In his early days one of those kind friends who take it upon them to advise young writers said to him, ‘Write what they want first. Then, when you have made a name, write what you want.’

Mr. Strong adds, ‘I repudiated the advice as damnable, and I repudiate it even more passionately to-day … my own experience is all on the side of honesty. Once, for a short time, when I was very hard up, I tried desperately to write what I thought the public wanted.

‘The result was a disastrous failure. I never sold a line of it … insincerity is no substitute for talent.

‘The sincere writer, however small his gift, has a better chance of success than the faker.’

In these and other similar passages, Mr. Strong is not referring merely to æsthetic faking. There is also the political pressure that is put so strongly upon many journalists to-day. Some topics are practically unmentionable, and the cult of the ‘happy ending’ is mixed up with the desire to present society in the rosiest possible light.

The correspondence tutors employed by schools of journalism frequently warn their pupils that anything ‘unpleasant’ or ‘controversial’ is difficult to sell. Mr. Strong’s comment on all such false counsellors is ‘tell them to go where they belong.’

But this is not to say that he despises or ignores the business side of the writing profession.

To begin with, every writer, however unusual his gifts may be, must learn to be readable. He must learn, by practice and apprenticeship, how to arrange his material and make his meaning unmistakably clear.

Mr Strong insists, and perhaps over-insists, that in a short article or story it is better to ‘concentrate on one point only and never attempt to make more.’

Again, a writer must be ready to fall in with the wishes of editors and publishers on any question where his intellectual honesty is not involved. He must submit to having his articles cut when they are too long, and he must realise that one cannot write in the same style for a daily paper, a weekly review, and a technical magazine.

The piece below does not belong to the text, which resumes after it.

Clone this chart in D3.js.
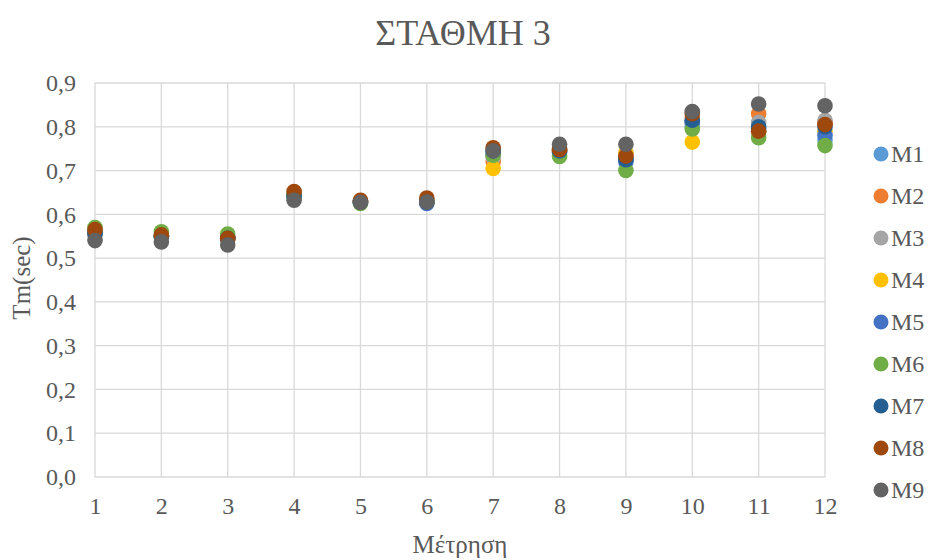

And he must study his market and not, for instance, ‘send a women’s magazine an article about Rugby football, or a yachting magazine an article on white mice.’

Submissions quite as silly as this are made every day, and many a promising novel has found its way to the dustbin because its author sent it to the wrong kind of publisher and then gave up hope when it came back to him.

Mr Strong gives some useful technical notes on the novel, the article, and the short story, and advises the budding writer not to despise that thankless and ill-paid job, lecturing.

He does, however, discourage the beginner from attempting the play or the film. There is, he considers, not one chance in ten thousand that a play written by a beginner will be produced.

Whereas a publisher risks a few hundred pounds on a book, a theatrical manager has to risk tens of thousands, and naturally he prefers to deal with writers who have already made a name for themselves in some other way.

The films are even more inaccessible. Indeed, the biggest film companies, it seems, make a practice of returning all unsolicited manuscripts unopened.

The radio is a much more promising field for the beginner. Its special technique, different from that of ordinary writing, has to be learned, but the demand for scripts is so large that there is comparatively little prejudice against newcomers.

Mr Strong ends with some notes on literary agents (useful to the writer of books, but less so to the free-lance journalist), schools of journalism, publishers, honest and otherwise, and contracts.

This is a useful little book. No book can teach you to write if you have not the initial gift, but at least you can learn how to use language simply, how to avoid unnecessary technical errors, how to market your writings, and how to dodge the innumerable crooks who haunt the fringes of the literary profession.

Mr. Strong never loses sight of the need to make a living but his advice carries all the more weight because he knows that the desire for money is not the ultimate motive of any writer worth reading.